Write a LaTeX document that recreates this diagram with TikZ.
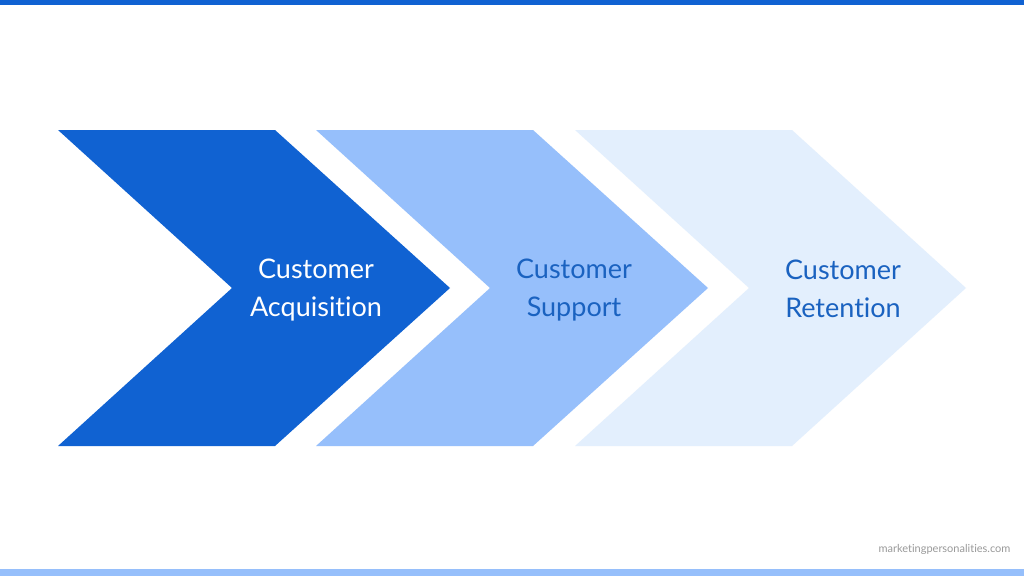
\documentclass[tikz,border=0pt]{standalone}
\usepackage{fontspec}
\setmainfont[Ligatures={NoCommon}]{Lato}
\definecolor{darkblue}{HTML}{1062D2}
\definecolor{midblue}{HTML}{96BFFB}
\definecolor{paleblue}{HTML}{E3EFFD}
\definecolor{textblue}{HTML}{1A62C0}
\tikzset{
  stage/.style={font=\fontsize{27}{38}\selectfont, align=center},
}
\begin{document}
\begin{tikzpicture}[x=1pt,y=-1pt]
        \useasboundingbox (0,0) rectangle (1024,576);
        \fill[white] (0,0) rectangle (1024,576);
        \fill[darkblue] (0,0) rectangle (1024,5);
        \fill[midblue] (0,569) rectangle (1024,576);

        \fill[darkblue] (58,130) -- (275,130) -- (450,288) -- (275,446) -- (58,446) -- (232,288) -- cycle;
        \fill[midblue] (316,130) -- (533,130) -- (708,288) -- (533,446) -- (316,446) -- (490,288) -- cycle;
        \fill[paleblue] (575,130) -- (792,130) -- (966,288) -- (792,446) -- (575,446) -- (749,288) -- cycle;

        \node[stage, text=white] (A1) at (316,290) {Customer\\Acquisition};
        \node[stage, text=textblue] (A2) at (574,290) {Customer\\Support};
        \node[stage, text=textblue] (A3) at (843,289) {Customer\\Retention};

        \node[text=gray!80, font=\fontsize{11}{13}\selectfont, anchor=east] (W) at (1014,549) {marketingpersonalities.com};
\end{tikzpicture}
\end{document}
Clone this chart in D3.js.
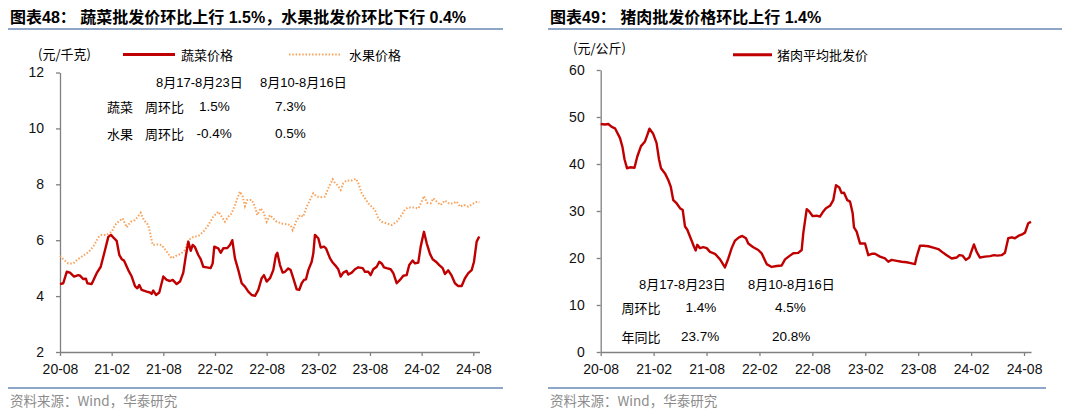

────

§ The exercise: Except for the pictures, reproduce every line exactly.

§ Final answer:
Write a LaTeX document that recreates this diagram with TikZ.
\documentclass[tikz,border=0pt]{standalone}
\usepackage{fontspec}
\setmainfont[Ligatures={NoCommon}]{Lato}
\definecolor{darkblue}{HTML}{1062D2}
\definecolor{midblue}{HTML}{96BFFB}
\definecolor{paleblue}{HTML}{E3EFFD}
\definecolor{textblue}{HTML}{1A62C0}
\tikzset{
  stage/.style={font=\fontsize{27}{38}\selectfont, align=center},
}
\begin{document}
\begin{tikzpicture}[x=1pt,y=-1pt]
        \useasboundingbox (0,0) rectangle (1024,576);
        \fill[white] (0,0) rectangle (1024,576);
        \fill[darkblue] (0,0) rectangle (1024,5);
        \fill[midblue] (0,569) rectangle (1024,576);

        \fill[darkblue] (58,130) -- (275,130) -- (450,288) -- (275,446) -- (58,446) -- (232,288) -- cycle;
        \fill[midblue] (316,130) -- (533,130) -- (708,288) -- (533,446) -- (316,446) -- (490,288) -- cycle;
        \fill[paleblue] (575,130) -- (792,130) -- (966,288) -- (792,446) -- (575,446) -- (749,288) -- cycle;

        \node[stage, text=white] (A1) at (316,290) {Customer\\Acquisition};
        \node[stage, text=textblue] (A2) at (574,290) {Customer\\Support};
        \node[stage, text=textblue] (A3) at (843,289) {Customer\\Retention};

        \node[text=gray!80, font=\fontsize{11}{13}\selectfont, anchor=east] (W) at (1014,549) {marketingpersonalities.com};
\end{tikzpicture}
\end{document}
Clone this chart in D3.js.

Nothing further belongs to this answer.